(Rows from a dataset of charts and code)
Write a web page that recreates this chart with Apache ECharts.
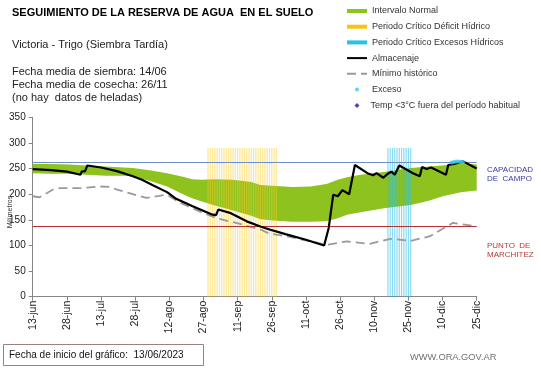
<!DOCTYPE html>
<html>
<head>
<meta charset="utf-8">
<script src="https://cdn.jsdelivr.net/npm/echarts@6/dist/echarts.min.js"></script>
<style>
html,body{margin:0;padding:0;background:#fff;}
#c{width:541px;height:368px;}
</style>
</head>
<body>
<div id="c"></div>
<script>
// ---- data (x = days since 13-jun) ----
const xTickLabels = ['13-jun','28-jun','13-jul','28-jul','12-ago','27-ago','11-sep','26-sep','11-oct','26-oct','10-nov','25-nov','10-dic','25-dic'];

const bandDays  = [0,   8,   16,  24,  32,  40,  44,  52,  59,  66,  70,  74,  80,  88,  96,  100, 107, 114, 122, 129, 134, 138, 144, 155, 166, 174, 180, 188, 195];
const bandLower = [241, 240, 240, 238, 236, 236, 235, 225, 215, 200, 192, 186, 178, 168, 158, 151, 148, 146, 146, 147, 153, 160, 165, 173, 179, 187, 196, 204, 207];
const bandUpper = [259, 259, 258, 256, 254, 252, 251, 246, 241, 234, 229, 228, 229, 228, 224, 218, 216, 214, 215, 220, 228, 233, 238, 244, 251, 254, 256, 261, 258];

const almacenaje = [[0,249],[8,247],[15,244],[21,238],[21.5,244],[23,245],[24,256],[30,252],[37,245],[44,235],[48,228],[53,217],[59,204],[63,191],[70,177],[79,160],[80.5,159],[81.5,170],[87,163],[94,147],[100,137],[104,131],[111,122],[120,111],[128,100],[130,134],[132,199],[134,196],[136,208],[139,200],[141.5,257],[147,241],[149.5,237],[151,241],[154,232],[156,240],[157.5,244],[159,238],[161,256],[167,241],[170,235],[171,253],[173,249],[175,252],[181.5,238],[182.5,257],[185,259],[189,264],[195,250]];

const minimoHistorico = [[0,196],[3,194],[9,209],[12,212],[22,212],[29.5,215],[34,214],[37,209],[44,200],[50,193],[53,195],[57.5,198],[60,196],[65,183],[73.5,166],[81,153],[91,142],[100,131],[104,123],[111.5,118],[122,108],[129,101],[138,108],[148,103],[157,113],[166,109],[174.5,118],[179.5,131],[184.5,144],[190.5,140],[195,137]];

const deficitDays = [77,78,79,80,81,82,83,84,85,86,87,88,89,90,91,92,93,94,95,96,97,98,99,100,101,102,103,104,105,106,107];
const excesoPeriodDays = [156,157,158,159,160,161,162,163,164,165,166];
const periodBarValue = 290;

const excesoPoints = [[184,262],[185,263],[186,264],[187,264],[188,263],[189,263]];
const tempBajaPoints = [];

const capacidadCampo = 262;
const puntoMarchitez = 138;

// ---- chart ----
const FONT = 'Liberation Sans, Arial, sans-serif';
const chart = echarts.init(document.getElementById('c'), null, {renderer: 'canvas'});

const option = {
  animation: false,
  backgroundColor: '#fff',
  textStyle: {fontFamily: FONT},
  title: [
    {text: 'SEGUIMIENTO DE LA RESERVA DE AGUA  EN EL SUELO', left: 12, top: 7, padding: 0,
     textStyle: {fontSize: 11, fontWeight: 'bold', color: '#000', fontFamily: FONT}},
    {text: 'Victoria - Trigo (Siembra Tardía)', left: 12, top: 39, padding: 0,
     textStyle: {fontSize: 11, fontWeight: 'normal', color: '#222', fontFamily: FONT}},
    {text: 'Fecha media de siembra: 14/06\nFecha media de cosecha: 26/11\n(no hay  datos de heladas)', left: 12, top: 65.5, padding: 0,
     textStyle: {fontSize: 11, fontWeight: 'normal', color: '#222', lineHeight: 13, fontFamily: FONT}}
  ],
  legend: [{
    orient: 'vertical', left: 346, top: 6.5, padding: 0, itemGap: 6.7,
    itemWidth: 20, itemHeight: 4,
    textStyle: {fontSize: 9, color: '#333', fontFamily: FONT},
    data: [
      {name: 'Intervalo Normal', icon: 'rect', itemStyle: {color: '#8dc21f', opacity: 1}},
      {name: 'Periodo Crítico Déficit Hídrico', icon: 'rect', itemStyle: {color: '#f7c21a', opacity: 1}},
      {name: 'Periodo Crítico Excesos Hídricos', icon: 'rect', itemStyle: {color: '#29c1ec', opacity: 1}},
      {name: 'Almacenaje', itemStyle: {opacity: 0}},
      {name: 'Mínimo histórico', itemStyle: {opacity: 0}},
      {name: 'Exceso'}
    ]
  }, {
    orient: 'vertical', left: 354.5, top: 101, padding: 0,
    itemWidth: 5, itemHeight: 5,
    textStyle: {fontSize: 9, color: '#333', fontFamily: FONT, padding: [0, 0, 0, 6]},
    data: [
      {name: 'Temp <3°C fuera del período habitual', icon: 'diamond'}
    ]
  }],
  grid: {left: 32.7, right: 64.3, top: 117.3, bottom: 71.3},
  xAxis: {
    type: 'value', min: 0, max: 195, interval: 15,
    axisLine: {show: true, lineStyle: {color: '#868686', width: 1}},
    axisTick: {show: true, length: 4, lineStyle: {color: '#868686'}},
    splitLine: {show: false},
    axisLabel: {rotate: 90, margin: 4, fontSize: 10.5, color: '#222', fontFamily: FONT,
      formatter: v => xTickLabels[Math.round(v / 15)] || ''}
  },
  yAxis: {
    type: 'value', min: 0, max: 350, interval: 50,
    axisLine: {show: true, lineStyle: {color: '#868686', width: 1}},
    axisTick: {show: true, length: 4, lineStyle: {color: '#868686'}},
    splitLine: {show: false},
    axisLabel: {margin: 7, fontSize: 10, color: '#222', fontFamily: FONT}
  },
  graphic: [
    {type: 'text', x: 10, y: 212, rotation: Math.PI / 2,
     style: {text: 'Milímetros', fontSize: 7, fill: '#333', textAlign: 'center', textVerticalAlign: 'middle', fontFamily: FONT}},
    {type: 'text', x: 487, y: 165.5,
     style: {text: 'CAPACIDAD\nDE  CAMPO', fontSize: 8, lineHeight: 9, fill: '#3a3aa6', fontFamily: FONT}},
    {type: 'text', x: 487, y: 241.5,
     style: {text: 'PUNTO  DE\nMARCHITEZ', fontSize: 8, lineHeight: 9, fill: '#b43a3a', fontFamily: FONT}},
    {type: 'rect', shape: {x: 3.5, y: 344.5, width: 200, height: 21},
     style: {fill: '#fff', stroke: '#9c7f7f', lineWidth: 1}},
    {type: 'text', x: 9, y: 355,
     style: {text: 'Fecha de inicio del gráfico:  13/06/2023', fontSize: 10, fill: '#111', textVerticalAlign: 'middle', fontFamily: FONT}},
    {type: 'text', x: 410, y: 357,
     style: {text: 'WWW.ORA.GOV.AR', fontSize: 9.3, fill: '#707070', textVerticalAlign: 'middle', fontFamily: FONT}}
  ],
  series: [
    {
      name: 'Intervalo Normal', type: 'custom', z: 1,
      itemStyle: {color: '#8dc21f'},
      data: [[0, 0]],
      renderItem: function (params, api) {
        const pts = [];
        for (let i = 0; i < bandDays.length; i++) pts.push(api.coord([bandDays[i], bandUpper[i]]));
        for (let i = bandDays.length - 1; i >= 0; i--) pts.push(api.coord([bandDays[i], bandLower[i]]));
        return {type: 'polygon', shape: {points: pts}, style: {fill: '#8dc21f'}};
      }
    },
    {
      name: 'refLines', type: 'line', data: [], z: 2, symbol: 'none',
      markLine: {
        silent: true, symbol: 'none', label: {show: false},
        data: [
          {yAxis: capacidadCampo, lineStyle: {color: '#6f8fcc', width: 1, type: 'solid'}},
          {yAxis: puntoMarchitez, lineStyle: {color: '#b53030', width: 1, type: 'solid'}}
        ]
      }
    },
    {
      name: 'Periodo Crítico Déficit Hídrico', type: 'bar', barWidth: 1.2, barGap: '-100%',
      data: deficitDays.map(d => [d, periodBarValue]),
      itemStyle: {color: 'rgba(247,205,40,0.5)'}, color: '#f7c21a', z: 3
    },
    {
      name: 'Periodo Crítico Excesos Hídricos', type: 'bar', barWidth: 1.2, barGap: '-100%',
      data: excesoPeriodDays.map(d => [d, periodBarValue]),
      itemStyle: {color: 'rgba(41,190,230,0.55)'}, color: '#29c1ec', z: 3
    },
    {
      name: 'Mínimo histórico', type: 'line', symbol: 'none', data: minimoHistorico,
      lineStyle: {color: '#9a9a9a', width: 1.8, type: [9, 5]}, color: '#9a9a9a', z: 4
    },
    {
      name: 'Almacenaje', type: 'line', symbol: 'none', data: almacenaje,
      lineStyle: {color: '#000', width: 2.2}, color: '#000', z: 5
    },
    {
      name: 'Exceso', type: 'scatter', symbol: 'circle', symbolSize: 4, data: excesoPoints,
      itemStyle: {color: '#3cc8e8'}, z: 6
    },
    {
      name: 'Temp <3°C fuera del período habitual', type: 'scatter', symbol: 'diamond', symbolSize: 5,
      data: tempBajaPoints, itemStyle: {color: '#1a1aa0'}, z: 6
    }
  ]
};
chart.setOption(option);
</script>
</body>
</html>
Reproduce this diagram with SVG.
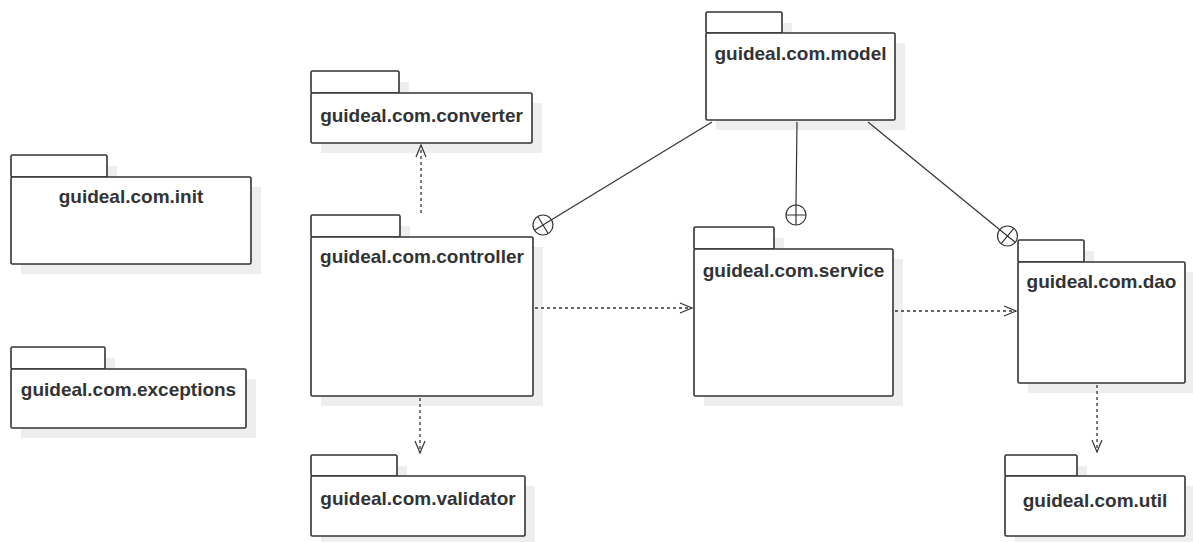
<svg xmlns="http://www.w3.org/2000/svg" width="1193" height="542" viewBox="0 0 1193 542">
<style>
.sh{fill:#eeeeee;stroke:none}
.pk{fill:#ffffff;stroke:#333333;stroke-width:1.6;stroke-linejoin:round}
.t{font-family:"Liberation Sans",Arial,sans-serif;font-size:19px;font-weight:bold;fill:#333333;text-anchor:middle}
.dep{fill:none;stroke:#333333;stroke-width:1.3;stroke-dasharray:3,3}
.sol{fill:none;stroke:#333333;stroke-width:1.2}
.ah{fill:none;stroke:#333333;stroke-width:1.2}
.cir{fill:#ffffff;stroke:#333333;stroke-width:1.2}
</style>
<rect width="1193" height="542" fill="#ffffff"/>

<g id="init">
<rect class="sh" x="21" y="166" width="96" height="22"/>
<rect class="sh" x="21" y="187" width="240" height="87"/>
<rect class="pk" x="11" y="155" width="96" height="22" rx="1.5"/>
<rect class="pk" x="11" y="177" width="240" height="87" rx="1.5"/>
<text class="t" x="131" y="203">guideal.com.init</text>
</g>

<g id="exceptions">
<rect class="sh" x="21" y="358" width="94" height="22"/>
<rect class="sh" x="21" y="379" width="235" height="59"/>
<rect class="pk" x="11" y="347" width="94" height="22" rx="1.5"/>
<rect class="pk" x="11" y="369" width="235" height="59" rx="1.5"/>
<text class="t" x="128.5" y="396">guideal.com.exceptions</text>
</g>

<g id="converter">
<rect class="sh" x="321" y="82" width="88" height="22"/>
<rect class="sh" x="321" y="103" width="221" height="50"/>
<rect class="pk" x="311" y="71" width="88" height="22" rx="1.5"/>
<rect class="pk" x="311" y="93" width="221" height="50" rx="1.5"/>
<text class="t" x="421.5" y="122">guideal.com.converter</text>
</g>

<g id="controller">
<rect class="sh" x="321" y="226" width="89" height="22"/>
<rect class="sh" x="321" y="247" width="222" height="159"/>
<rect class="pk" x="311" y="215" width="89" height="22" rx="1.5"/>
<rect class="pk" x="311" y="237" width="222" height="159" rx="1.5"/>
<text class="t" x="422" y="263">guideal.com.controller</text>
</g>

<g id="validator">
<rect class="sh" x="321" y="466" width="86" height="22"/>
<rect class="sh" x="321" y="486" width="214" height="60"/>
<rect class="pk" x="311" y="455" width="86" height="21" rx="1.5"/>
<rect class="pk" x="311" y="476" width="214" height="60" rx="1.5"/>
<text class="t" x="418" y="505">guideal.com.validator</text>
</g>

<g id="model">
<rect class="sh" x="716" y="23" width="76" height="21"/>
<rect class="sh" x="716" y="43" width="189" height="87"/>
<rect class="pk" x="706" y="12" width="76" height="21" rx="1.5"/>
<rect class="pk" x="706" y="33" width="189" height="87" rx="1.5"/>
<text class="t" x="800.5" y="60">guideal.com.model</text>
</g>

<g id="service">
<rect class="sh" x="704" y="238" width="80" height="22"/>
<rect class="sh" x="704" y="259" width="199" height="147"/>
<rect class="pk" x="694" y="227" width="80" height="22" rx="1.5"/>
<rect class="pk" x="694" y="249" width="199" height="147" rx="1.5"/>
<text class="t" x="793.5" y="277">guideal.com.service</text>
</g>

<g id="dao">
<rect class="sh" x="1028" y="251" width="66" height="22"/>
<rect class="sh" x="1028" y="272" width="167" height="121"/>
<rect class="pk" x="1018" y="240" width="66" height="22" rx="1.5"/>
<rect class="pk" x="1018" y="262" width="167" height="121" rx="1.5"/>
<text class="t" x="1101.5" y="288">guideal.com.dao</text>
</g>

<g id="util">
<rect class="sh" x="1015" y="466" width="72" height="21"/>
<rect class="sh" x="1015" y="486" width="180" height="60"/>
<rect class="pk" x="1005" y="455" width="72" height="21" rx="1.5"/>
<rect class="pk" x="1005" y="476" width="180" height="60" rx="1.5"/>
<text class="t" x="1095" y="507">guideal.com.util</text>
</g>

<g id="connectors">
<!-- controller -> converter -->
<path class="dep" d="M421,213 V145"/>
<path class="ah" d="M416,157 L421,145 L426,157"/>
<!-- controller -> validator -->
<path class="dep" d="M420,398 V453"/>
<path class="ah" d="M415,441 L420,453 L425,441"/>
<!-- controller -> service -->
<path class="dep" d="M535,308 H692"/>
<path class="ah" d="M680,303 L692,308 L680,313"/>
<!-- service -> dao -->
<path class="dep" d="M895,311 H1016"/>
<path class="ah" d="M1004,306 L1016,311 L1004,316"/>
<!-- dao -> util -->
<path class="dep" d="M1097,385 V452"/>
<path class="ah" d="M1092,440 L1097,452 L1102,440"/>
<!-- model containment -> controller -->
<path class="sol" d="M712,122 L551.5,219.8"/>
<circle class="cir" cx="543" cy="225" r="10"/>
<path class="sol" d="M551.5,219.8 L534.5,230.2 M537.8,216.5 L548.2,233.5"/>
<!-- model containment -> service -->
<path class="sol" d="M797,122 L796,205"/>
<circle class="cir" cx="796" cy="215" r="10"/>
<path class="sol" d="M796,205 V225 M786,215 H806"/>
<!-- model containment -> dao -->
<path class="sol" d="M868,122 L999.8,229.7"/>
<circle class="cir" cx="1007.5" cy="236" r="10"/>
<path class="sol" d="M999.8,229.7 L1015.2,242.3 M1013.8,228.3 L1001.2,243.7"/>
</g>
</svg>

*Exercise objective:* Pictures are excluded; extract exactly the lines from the start of the data through the line that holds "256, 261, 258];", both ends included.

*Result of this task:*
Write a web page that recreates this chart with Apache ECharts.
<!DOCTYPE html>
<html>
<head>
<meta charset="utf-8">
<script src="https://cdn.jsdelivr.net/npm/echarts@6/dist/echarts.min.js"></script>
<style>
html,body{margin:0;padding:0;background:#fff;}
#c{width:541px;height:368px;}
</style>
</head>
<body>
<div id="c"></div>
<script>
// ---- data (x = days since 13-jun) ----
const xTickLabels = ['13-jun','28-jun','13-jul','28-jul','12-ago','27-ago','11-sep','26-sep','11-oct','26-oct','10-nov','25-nov','10-dic','25-dic'];

const bandDays  = [0,   8,   16,  24,  32,  40,  44,  52,  59,  66,  70,  74,  80,  88,  96,  100, 107, 114, 122, 129, 134, 138, 144, 155, 166, 174, 180, 188, 195];
const bandLower = [241, 240, 240, 238, 236, 236, 235, 225, 215, 200, 192, 186, 178, 168, 158, 151, 148, 146, 146, 147, 153, 160, 165, 173, 179, 187, 196, 204, 207];
const bandUpper = [259, 259, 258, 256, 254, 252, 251, 246, 241, 234, 229, 228, 229, 228, 224, 218, 216, 214, 215, 220, 228, 233, 238, 244, 251, 254, 256, 261, 258];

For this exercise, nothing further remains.